As empresas também têm captado para fazer investimentos. Segundo o executivo do UBS, setores com demanda intensiva como energia, saneamento e óleo e gás se destacam nesse sentido.

“Ocorreu uma série de leilões e privatizações e essas empresas precisam fazer investimentos muito pesados. São normalmente operações de longo prazo, com volumes grandes e que precisam ser financiadas por um grupo grande de agentes”, disse Podlubny.

Sem IPOs

Se o mercado de renda fixa está aquecido, na Bolsa o cenário para ofertas de ações é outro. O Brasil já está há mais de um ano sem um lançamento inicial de ações (IPO, na sigla em inglês), e a escassez deve continuar até o próximo ano. Sem a possibilidade de captar dinheiro por essa via, muitas empresas podem ter se voltado para a renda fixa.

“A gente tinha mapeado aqui 106 companhias que estavam se preparando para abrir capital. Mas o mercado fechou e elas tiveram que mudar os planos.
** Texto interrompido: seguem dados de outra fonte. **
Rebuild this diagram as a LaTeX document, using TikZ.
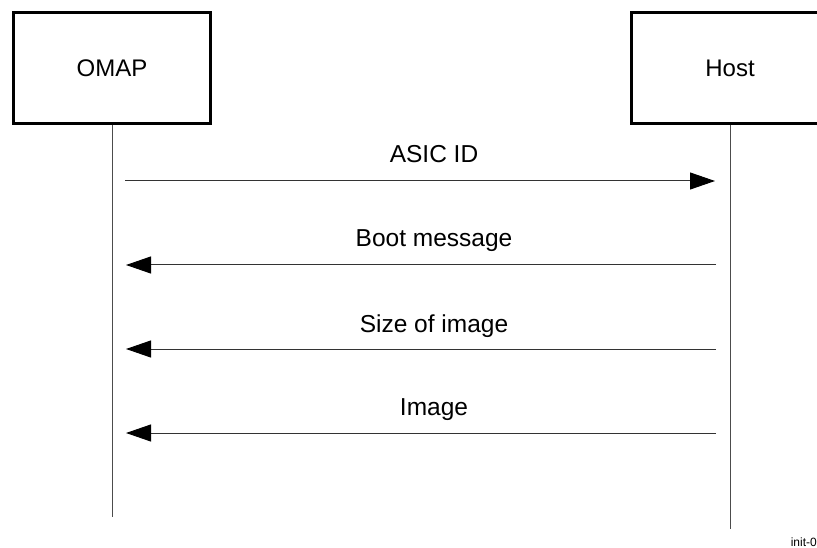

Muitas vezes são fusões e aquisições ou captação de dívida”, disse Thut, do Bradesco BBI.

A CSN Cimentos, por exemplo, que desistiu de tentar o IPO no início desse ano, anunciou no final de agosto que vai emitir R$ 675 milhões em debêntures com prazo de cinco anos.

E 2023?

Para o próximo ano, os analistas ainda acreditam em um mercado aquecido, mesmo com uma esperada retomada de fôlego para IPOs após a eleição.

Um ponto a ser observado é o patamar em que estará a taxa Selic. Parte do mercado já esperava um corte dos juros até meados de 2023. No entanto, essa expectativa foi esfriada pelas declarações mais recentes de dirigentes do Banco Central.

“Se nós tivermos a economia aquecida, como parece que teremos nesse final de ano e muito provavelmente no ano que vem, esse mercado continuará aquecido. Exceto se o mercado de ações voltar a apresentar uma perspectiva muito grande de retornos”, afirmou Sandro Marcondes, diretor responsável pela área de dívida de mercado de capitais do Santander Brasil.